┏━━

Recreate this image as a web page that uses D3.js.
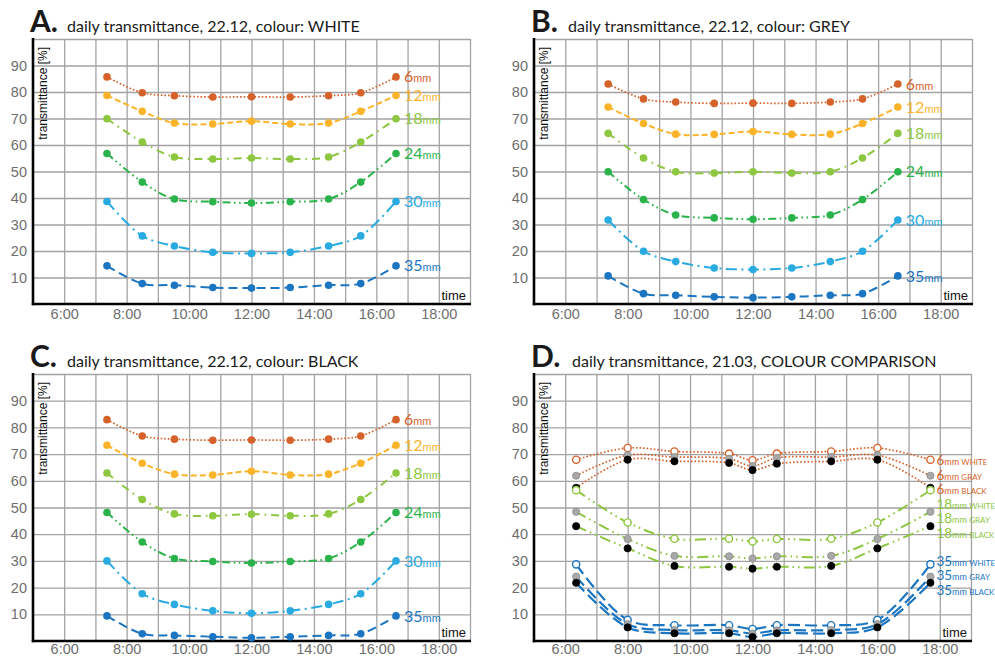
<!DOCTYPE html>
<html><head><meta charset="utf-8">
<script src="https://cdn.jsdelivr.net/npm/d3@7"></script>
<style>body{margin:0;background:#fff} svg{display:block}</style>
</head><body><svg id="chart" width="995" height="658"></svg>
<script>
// ---------- data ----------
// measurement times (decimal hours)
const timesDec = [7.37, 8.5, 9.53, 10.76, 12, 13.24, 14.47, 15.5, 16.63];   // 22.12
const timesMar = [6.35, 8.0, 9.5, 11.25, 12.0, 12.78, 14.52, 16.0, 17.7];   // 21.03
const thicknesses = ["6", "12", "18", "24", "30", "35"];

const whiteValues = [
  [85.7, 79.7, 78.6, 78.1, 78.2, 78.1, 78.6, 79.7, 85.7],
  [78.7, 72.7, 68.3, 67.9, 69.0, 67.9, 68.3, 72.7, 78.7],
  [69.9, 61.1, 55.5, 54.7, 55.1, 54.7, 55.5, 61.1, 69.9],
  [56.8, 46.0, 39.6, 38.6, 38.1, 38.6, 39.6, 46.0, 56.8],
  [38.7, 25.7, 21.9, 19.5, 19.1, 19.5, 21.9, 25.7, 38.7],
  [14.4, 7.7, 7.1, 6.2, 6.0, 6.2, 7.1, 7.7, 14.4]
];
const greyValues = [
  [83.0, 77.4, 76.2, 75.7, 75.8, 75.7, 76.2, 77.4, 83.0],
  [74.3, 68.1, 64.1, 64.0, 65.1, 64.0, 64.1, 68.1, 74.3],
  [64.4, 55.1, 49.9, 49.4, 49.9, 49.4, 49.9, 55.1, 64.4],
  [49.9, 39.4, 33.6, 32.5, 32.0, 32.5, 33.6, 39.4, 49.9],
  [31.7, 19.9, 16.0, 13.6, 13.0, 13.6, 16.0, 19.9, 31.7],
  [10.6, 3.9, 3.3, 2.7, 2.4, 2.7, 3.3, 3.9, 10.6]
];
const blackValues = [
  [82.9, 76.8, 75.6, 75.2, 75.3, 75.2, 75.6, 76.8, 82.9],
  [73.3, 66.6, 62.5, 62.2, 63.6, 62.2, 62.5, 66.6, 73.3],
  [62.9, 53.0, 47.6, 46.9, 47.5, 46.9, 47.6, 53.0, 62.9],
  [48.1, 37.1, 30.9, 29.8, 29.2, 29.8, 30.9, 37.1, 48.1],
  [30.0, 17.7, 13.7, 11.3, 10.4, 11.3, 13.7, 17.7, 30.0],
  [9.4, 2.7, 2.1, 1.6, 1.2, 1.6, 2.1, 2.7, 9.4]
];

const compThickness = ["6", "6", "6", "18", "18", "18", "35", "35", "35"];
const compColour = ["WHITE", "GRAY", "BLACK", "WHITE", "GRAY", "BLACK", "WHITE", "GRAY", "BLACK"];
const compValues = [
  [67.9, 72.3, 71.0, 70.2, 67.7, 70.2, 71.0, 72.3, 67.9],
  [61.9, 69.6, 68.9, 68.3, 65.5, 68.6, 68.9, 69.6, 61.9],
  [57.4, 67.9, 67.3, 66.7, 64.0, 66.4, 67.3, 67.9, 57.4],
  [56.5, 44.4, 38.3, 38.3, 37.3, 38.2, 38.3, 44.4, 56.5],
  [48.4, 38.2, 31.9, 31.7, 30.9, 31.7, 31.9, 38.2, 48.4],
  [43.0, 34.7, 28.1, 27.8, 27.1, 27.8, 28.1, 34.7, 43.0],
  [28.7, 7.9, 5.9, 5.9, 4.5, 5.9, 5.9, 7.9, 28.7],
  [24.1, 6.3, 4.1, 4.0, 2.8, 4.0, 4.1, 6.3, 24.1],
  [21.8, 5.1, 2.9, 2.9, 1.5, 2.9, 2.9, 5.1, 21.8]
];

const xTickHours = [6, 8, 10, 12, 14, 16, 18];
const xTickLabels = ["6:00", "8:00", "10:00", "12:00", "14:00", "16:00", "18:00"];
const yTickValues = [10, 20, 30, 40, 50, 60, 70, 80, 90];

// ---------- styles ----------
const colorOf = {"6": "#d5622b", "12": "#fbb42a", "18": "#8dc63f", "24": "#2bb34b", "30": "#29abe2", "35": "#1c75c0"};
const dashOf = {"6": "1.6 2", "12": "6 3", "18": "8 5 1.6 5", "24": "8 3.5 1.6 3.5 1.6 3.5", "30": "11 4.5 2 4.5", "35": "9 5"};
const dashD = {"6": "1.6 2", "18": "11 4 1.6 4 1.6 4", "35": "12 5"};
const markFill = {"WHITE": "#ffffff", "GRAY": "#a8a8a8", "BLACK": "#000000"};
const labelFont = "Lato, 'Open Sans', sans-serif";
const tickFont = "'Liberation Sans', Arial, sans-serif";

const svg = d3.select("#chart");

function panel(box, letter, title, titleDx) {
  const x = d3.scaleLinear().domain([5, 19]).range([box.l, box.r]);
  const y = d3.scaleLinear().domain([0, 100]).range([box.b, box.t]);
  const g = svg.append("g");
  const w = box.r - box.l, h = box.b - box.t;

  // vertical grid + x tick labels
  const ax = g.append("g").attr("transform", `translate(0,${box.b})`)
    .call(d3.axisBottom(x).tickValues(d3.range(6, 20)).tickSize(-h).tickPadding(box.pad)
      .tickFormat(d => { const i = xTickHours.indexOf(d); return i >= 0 ? xTickLabels[i] : ""; }));
  // horizontal grid + y tick labels
  const ay = g.append("g").attr("transform", `translate(${box.l},0)`)
    .call(d3.axisLeft(y).tickValues(d3.range(10, 101, 10)).tickSize(-w).tickPadding(6)
      .tickFormat(d => yTickValues.includes(d) ? d : ""));
  [ax, ay].forEach(a => {
    a.select(".domain").remove();
    a.selectAll(".tick line").attr("stroke", "#a3a3a3").attr("stroke-width", 1.3);
    a.selectAll(".tick text").attr("fill", "#6e6e6e").style("font-family", tickFont).style("font-size", "14.5px");
  });

  // black axis lines
  g.append("line").attr("x1", box.l).attr("x2", box.l).attr("y1", box.t - 1).attr("y2", box.b + 1.2)
    .attr("stroke", "#000").attr("stroke-width", 2.6);
  g.append("line").attr("x1", box.l - 1.2).attr("x2", box.r + 1).attr("y1", box.b).attr("y2", box.b)
    .attr("stroke", "#000").attr("stroke-width", 2.6);

  // axis titles
  g.append("text").attr("transform", `translate(${box.l + 14},${box.t + 8}) rotate(-90)`)
    .attr("text-anchor", "end").style("font-family", tickFont).style("font-size", "12px")
    .attr("fill", "#111").text("transmittance [%]");
  g.append("text").attr("x", box.r - 4).attr("y", box.b - 4).attr("text-anchor", "end")
    .style("font-family", tickFont).style("font-size", "13px").attr("fill", "#111").text("time");

  // panel title
  g.append("text").attr("x", box.l - 3).attr("y", box.t - 7)
    .style("font-family", labelFont).style("font-size", "30px").style("font-weight", "bold")
    .attr("fill", "#1a1a1a").text(letter);
  g.append("text").attr("x", box.l + titleDx).attr("y", box.t - 7)
    .style("font-family", labelFont).style("font-size", "16px").attr("fill", "#1a1a1a").text(title);
  return {x, y, g};
}

function seriesPanel(box, letter, title, values) {
  const {x, y, g} = panel(box, letter, title, 34);
  const line = d3.line().x((d, i) => x(timesDec[i])).y(d => y(d)).curve(d3.curveCatmullRom.alpha(0.5));
  values.forEach((vals, k) => {
    const t = thicknesses[k], c = colorOf[t];
    g.append("path").attr("d", line(vals)).attr("fill", "none").attr("stroke", c)
      .attr("stroke-width", t === "6" ? 1.7 : 2).attr("stroke-dasharray", dashOf[t]);
    g.selectAll(null).data(vals).enter().append("circle")
      .attr("cx", (d, i) => x(timesDec[i])).attr("cy", d => y(d)).attr("r", 3.8).attr("fill", c);
    const last = vals.length - 1;
    const lab = g.append("text").attr("x", x(timesDec[last]) + 8).attr("y", y(vals[last])).attr("dy", "0.35em")
      .style("font-family", labelFont).attr("fill", c);
    lab.append("tspan").style("font-size", "16px").text(t);
    lab.append("tspan").style("font-size", "11px").text("mm");
  });
}

const boxA = {l: 33, t: 39, r: 470, b: 304, pad: 5};
const boxB = {l: 534, t: 39, r: 972, b: 304, pad: 5};
const boxC = {l: 33, t: 374, r: 470, b: 641, pad: 3};
const boxD = {l: 534, t: 374, r: 971, b: 641, pad: 3};

seriesPanel(boxA, "A.", "daily transmittance, 22.12, colour: WHITE", whiteValues);
seriesPanel(boxB, "B.", "daily transmittance, 22.12, colour: GREY", greyValues);
seriesPanel(boxC, "C.", "daily transmittance, 22.12, colour: BLACK", blackValues);

// ---------- panel D ----------
(function () {
  const {x, y, g} = panel(boxD, "D.", "daily transmittance, 21.03, COLOUR COMPARISON", 38);
  const line = d3.line().x((d, i) => x(timesMar[i])).y(d => y(d)).curve(d3.curveCatmullRom.alpha(0.5));
  compValues.forEach((vals, k) => {
    const t = compThickness[k], c = colorOf[t];
    g.append("path").attr("d", line(vals)).attr("fill", "none").attr("stroke", c)
      .attr("stroke-width", t === "35" ? 2.2 : (t === "6" ? 1.7 : 2)).attr("stroke-dasharray", dashD[t]);
  });
  compValues.forEach((vals, k) => {
    const t = compThickness[k], c = colorOf[t], col = compColour[k];
    g.selectAll(null).data(vals).enter().append("circle")
      .attr("cx", (d, i) => x(timesMar[i])).attr("cy", d => y(d)).attr("r", 3.6)
      .attr("fill", markFill[col])
      .attr("stroke", col === "WHITE" ? c : (col === "GRAY" ? "#8a8a8a" : "#000"))
      .attr("stroke-width", col === "WHITE" ? 1.4 : 0.8);
  });
  // label placement: within a thickness group spread evenly if crowded, then push down
  const gap = 14.5;
  const last = compValues[0].length - 1;
  const pos = compValues.map(v => y(v[last]));
  ["6", "18", "35"].forEach(t => {
    const idx = compThickness.map((s, i) => s === t ? i : -1).filter(i => i >= 0);
    const ps = idx.map(i => pos[i]);
    let crowded = false;
    for (let j = 1; j < ps.length; j++) if (ps[j] - ps[j - 1] < gap) crowded = true;
    if (crowded) {
      const m = d3.mean(ps);
      idx.forEach((i, j) => pos[i] = m + (j - (idx.length - 1) / 2) * gap);
    }
  });
  for (let i = 1; i < pos.length; i++) pos[i] = Math.max(pos[i], pos[i - 1] + gap);
  compValues.forEach((vals, k) => {
    const t = compThickness[k], c = colorOf[t];
    const lab = g.append("text").attr("x", x(timesMar[last]) + 6).attr("y", pos[k]).attr("dy", "0.35em")
      .style("font-family", labelFont).attr("fill", c);
    lab.append("tspan").style("font-size", "13.5px").text(t);
    lab.append("tspan").style("font-size", "9px").text("mm ");
    lab.append("tspan").style("font-size", "8px").text(compColour[k]);
  });
})();
</script></body></html>
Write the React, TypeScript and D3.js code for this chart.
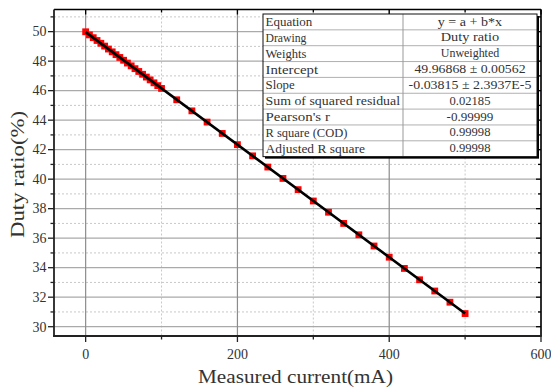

┗━━

Task details:
Where a line holds "chart", copy it out.

Problem solution:
</head><body><svg id="chart" width="995" height="658"></svg>
const svg = d3.select("#chart");
Write the React, TypeScript and D3.js code for this chart.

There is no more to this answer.